Ukraine’s Circular Future: Rebuilding Through Bioeconomy
Ukraine holds roughly a quarter of the world’s chornozem. Black soil so fertile that 19th-century scientists gave it a category of its own. For decades, Ukrainian agriculture fed hundreds of millions of people on it. And for decades, intensive monoculture and synthetic inputs stripped away the organic matter that made it productive.
The war accelerated that damage. More than 139,000 square kilometres of agricultural land are now contaminated by mines and unexploded ordnance, according to OECD data from early 2025. Agricultural production sat at just 86% of pre-war levels through mid-2025. The sector’s share of GDP dropped from 8.8% in 2013 to 7.1% in 2024.
$588 billion estimated cost of Ukraine’s reconstruction and recovery over the next decade, approximately 3x Ukraine’s nominal GDP for 2025 (World Bank RDNA5, February 2026)
The February 2026 World Bank damage assessment put reconstruction needs at $588 billion over 10 years. Housing and energy are the headline numbers. Agriculture and rural infrastructure make up a large share of the rest.
Reconstruction is an opening to do things differently. Bio-circular agriculture is the practical direction that opening points toward.
A sector under pressure, and still producing
Small farmers produce over 50% of Ukraine’s agricultural output. They didn’t leave. Through occupation and supply chain collapse, family farms in western and central Ukraine kept producing, largely because they had no alternative.
That matters for the bio-circular economy. Small mixed farms, livestock alongside crops, composting out of necessity, local supply chains by default: these are conditions that make circular approaches practical. The knowledge is already there. What’s often missing is infrastructure, financing, and technical support to do it at scale.
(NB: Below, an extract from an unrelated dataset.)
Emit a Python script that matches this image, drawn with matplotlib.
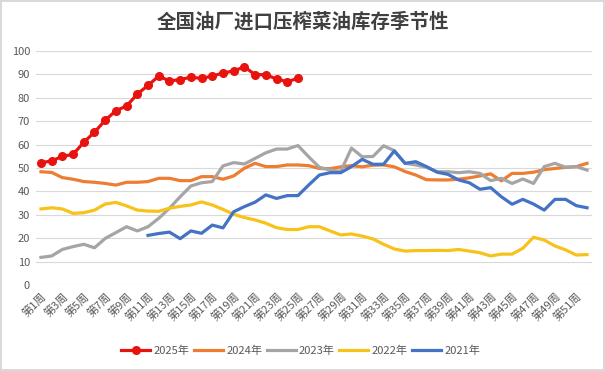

50%+ share of Ukraine’s agricultural output produced by small and family farms (Ukraine Institute for the Future, 2026)
The regulatory window
Ukraine is actively adopting EU circular economy policy. As part of EU accession commitments, Ukraine updated its National Energy and Climate Plan in 2026. The January draft explicitly includes circular economy targets. A separate Circular Economy Strategy is in preparation, with the January 2026 draft stating plainly that Ukraine must shift from a linear model to a circular one.
That regulatory convergence has practical consequences. The same policy signals rewarding circular farms in Poland are becoming relevant in Ukraine, usually on a compressed timeline.
Ukraine joined the group of European countries producing biomethane in 2023. The numbers are still modest. But the direction is there.
What reconstruction can look like
Several things are already in motion at the regional level. Lviv Polytechnic, the municipal enterprise Green City, and the Lviv Regional State Administration are working on circular waste management and bio-based innovation strategies. The Institute of Agriculture of the Carpathian Region is running field trials with compost produced from bio-waste collected at composting stations.
These are local, specific, and verifiable.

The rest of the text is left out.